Problem details
Please print exactly the lines below, from the start of the material up to and including the line with "2. Monthly change", but none of the pictures.

______________________________

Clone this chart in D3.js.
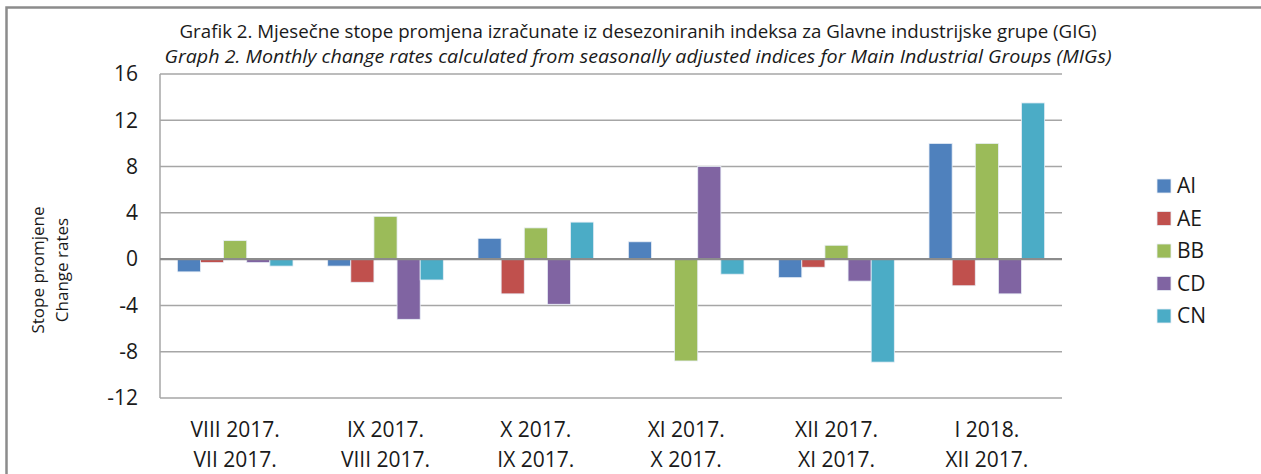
<!DOCTYPE html>
<meta charset="utf-8">
<script src="https://d3js.org/d3.v7.min.js"></script>
<style>
  body { margin: 0; background: #fff; }
  svg text { font-family: "Open Sans", sans-serif; fill: #1a1a1a; }
</style>
<body>
<div id="chart"></div>
<script>
// data
var periodsTop = ["VIII 2017.", "IX 2017.", "X 2017.", "XI 2017.", "XII 2017.", "I 2018."];
var periodsBottom = ["VII 2017.", "VIII 2017.", "IX 2017.", "X 2017.", "XI 2017.", "XII 2017."];
var groups = ["AI", "AE", "BB", "CD", "CN"];
var AI = [-1.1, -0.6, 1.8, 1.5, -1.6, 10.0];
var AE = [-0.3, -2.0, -3.0, 0.0, -0.7, -2.3];
var BB = [1.6, 3.7, 2.7, -8.8, 1.2, 10.0];
var CD = [-0.3, -5.2, -3.9, 8.0, -1.9, -3.0];
var CN = [-0.6, -1.8, 3.2, -1.3, -8.9, 13.5];
var yTicks = [-12, -8, -4, 0, 4, 8, 12, 16];
var colors = ["#4F81BD", "#C0504D", "#9BBB59", "#8064A2", "#4BACC6"];

var seriesValues = [AI, AE, BB, CD, CN];

var W = 1261, H = 474;
var margin = {top: 74, left: 160, right: 199, bottom: 76};
var width = W - margin.left - margin.right,
    height = H - margin.top - margin.bottom;

var svg = d3.select("#chart").append("svg")
  .attr("width", W).attr("height", H);

// outer frame
svg.append("rect")
  .attr("x", 6.5).attr("y", 7.5)
  .attr("width", W + 20).attr("height", H + 20)
  .attr("fill", "none").attr("stroke", "#8c8c8c").attr("stroke-width", 2.5);

// titles
svg.append("text")
  .attr("x", 638).attr("y", 38)
  .attr("text-anchor", "middle")
  .attr("textLength", 917)
  .attr("lengthAdjust", "spacingAndGlyphs")
  .style("font-size", "18px")
  .text("Grafik 2. Mjesečne stope promjena izračunate iz desezoniranih indeksa za Glavne industrijske grupe (GIG)");
svg.append("text")
  .attr("x", 638).attr("y", 63)
  .attr("text-anchor", "middle")
  .attr("textLength", 947)
  .attr("lengthAdjust", "spacingAndGlyphs")
  .style("font-size", "18px")
  .style("font-style", "italic")
  .text("Graph 2. Monthly change rates calculated from seasonally adjusted indices for Main Industrial Groups (MIGs)");

var g = svg.append("g")
  .attr("transform", "translate(" + margin.left + "," + margin.top + ")");

var x0 = d3.scaleBand()
  .domain(d3.range(periodsTop.length))
  .range([0, width]);

// Excel style: gap width 150% of a bar
var barW = x0.bandwidth() / (groups.length + 1.5);
var x1 = d3.scaleBand()
  .domain(groups)
  .range([barW * 0.75, barW * 0.75 + barW * groups.length]);

var y = d3.scaleLinear()
  .domain([-12, 16])
  .range([height, 0]);

// gridlines
g.append("g")
  .selectAll("line")
  .data(yTicks)
  .enter().append("line")
    .attr("x1", 0).attr("x2", width)
    .attr("y1", function(d) { return y(d); })
    .attr("y2", function(d) { return y(d); })
    .attr("stroke", "#a6a6a6")
    .attr("stroke-width", 1.5);

// left axis line
g.append("line")
  .attr("x1", 0).attr("x2", 0)
  .attr("y1", 0).attr("y2", height)
  .attr("stroke", "#a6a6a6").attr("stroke-width", 1.5);

// y axis labels (plain hyphen for negatives, like the original)
var yAxis = g.append("g")
  .call(d3.axisLeft(y).tickValues(yTicks).tickSize(0).tickPadding(22)
    .tickFormat(function(d) { return String(d); }));
yAxis.select(".domain").remove();
yAxis.selectAll("text")
  .style("font-size", "21px")
  .style("font-family", "Open Sans, sans-serif")
  .attr("fill", "#1a1a1a");

// bars
var groupG = g.selectAll(".grp")
  .data(d3.range(periodsTop.length))
  .enter().append("g")
    .attr("transform", function(i) { return "translate(" + x0(i) + ",0)"; });

groupG.selectAll("rect")
  .data(function(i) {
    return groups.map(function(k, j) { return {key: k, j: j, value: seriesValues[j][i]}; });
  })
  .enter().append("rect")
    .attr("x", function(d) { return x1(d.key); })
    .attr("width", x1.bandwidth())
    .attr("y", function(d) { return y(Math.max(0, d.value)); })
    .attr("height", function(d) { return Math.abs(y(d.value) - y(0)); })
    .attr("fill", function(d) { return colors[d.j]; })
    .attr("stroke", "#e8eef6")
    .attr("stroke-width", 0.8);

// zero line on top
g.append("line")
  .attr("x1", 0).attr("x2", width)
  .attr("y1", y(0)).attr("y2", y(0))
  .attr("stroke", "#8c8c8c").attr("stroke-width", 2.2);

// x labels, two lines
var xl = g.append("g");
xl.selectAll(".t1")
  .data(periodsTop)
  .enter().append("text")
    .attr("x", function(d, i) { return x0(i) + x0.bandwidth() / 2; })
    .attr("y", height + 39)
    .attr("text-anchor", "middle")
    .style("font-size", "21px")
    .text(function(d) { return d; });
xl.selectAll(".t2")
  .data(periodsBottom)
  .enter().append("text")
    .attr("x", function(d, i) { return x0(i) + x0.bandwidth() / 2; })
    .attr("y", height + 69)
    .attr("text-anchor", "middle")
    .style("font-size", "21px")
    .text(function(d) { return d; });

// y axis title
var yt = svg.append("text")
  .attr("transform", "translate(44,270)rotate(-90)")
  .attr("text-anchor", "middle")
  .style("font-size", "17px");
yt.append("tspan").attr("x", 0).attr("dy", 0).text("Stope promjene");
yt.append("tspan").attr("x", 0).attr("dy", 24).text("Change rates");

// legend
var lg = svg.append("g").attr("transform", "translate(1157,179)");
var item = lg.selectAll("g")
  .data(groups)
  .enter().append("g")
    .attr("transform", function(d, i) { return "translate(0," + (i * 32.5) + ")"; });
item.append("rect")
  .attr("width", 14).attr("height", 14)
  .attr("fill", function(d, i) { return colors[i]; })
  .attr("stroke", "#e8eef6").attr("stroke-width", 0.8);
item.append("text")
  .attr("x", 20).attr("y", 14)
  .style("font-size", "21px")
  .text(function(d) { return d; });
</script>
</body>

______________________________

The solution
Clone this chart in D3.js.
<!DOCTYPE html>
<meta charset="utf-8">
<script src="https://d3js.org/d3.v7.min.js"></script>
<style>
  body { margin: 0; background: #fff; }
  svg text { font-family: "Open Sans", sans-serif; fill: #1a1a1a; }
</style>
<body>
<div id="chart"></div>
<script>
// data
var periodsTop = ["VIII 2017.", "IX 2017.", "X 2017.", "XI 2017.", "XII 2017.", "I 2018."];
var periodsBottom = ["VII 2017.", "VIII 2017.", "IX 2017.", "X 2017.", "XI 2017.", "XII 2017."];
var groups = ["AI", "AE", "BB", "CD", "CN"];
var AI = [-1.1, -0.6, 1.8, 1.5, -1.6, 10.0];
var AE = [-0.3, -2.0, -3.0, 0.0, -0.7, -2.3];
var BB = [1.6, 3.7, 2.7, -8.8, 1.2, 10.0];
var CD = [-0.3, -5.2, -3.9, 8.0, -1.9, -3.0];
var CN = [-0.6, -1.8, 3.2, -1.3, -8.9, 13.5];
var yTicks = [-12, -8, -4, 0, 4, 8, 12, 16];
var colors = ["#4F81BD", "#C0504D", "#9BBB59", "#8064A2", "#4BACC6"];

var seriesValues = [AI, AE, BB, CD, CN];

var W = 1261, H = 474;
var margin = {top: 74, left: 160, right: 199, bottom: 76};
var width = W - margin.left - margin.right,
    height = H - margin.top - margin.bottom;

var svg = d3.select("#chart").append("svg")
  .attr("width", W).attr("height", H);

// outer frame
svg.append("rect")
  .attr("x", 6.5).attr("y", 7.5)
  .attr("width", W + 20).attr("height", H + 20)
  .attr("fill", "none").attr("stroke", "#8c8c8c").attr("stroke-width", 2.5);

// titles
svg.append("text")
  .attr("x", 638).attr("y", 38)
  .attr("text-anchor", "middle")
  .attr("textLength", 917)
  .attr("lengthAdjust", "spacingAndGlyphs")
  .style("font-size", "18px")
  .text("Grafik 2. Mjesečne stope promjena izračunate iz desezoniranih indeksa za Glavne industrijske grupe (GIG)");
svg.append("text")
  .attr("x", 638).attr("y", 63)
  .attr("text-anchor", "middle")
  .attr("textLength", 947)
  .attr("lengthAdjust", "spacingAndGlyphs")
  .style("font-size", "18px")
  .style("font-style", "italic")
  .text("Graph 2. Monthly change rates calculated from seasonally adjusted indices for Main Industrial Groups (MIGs)");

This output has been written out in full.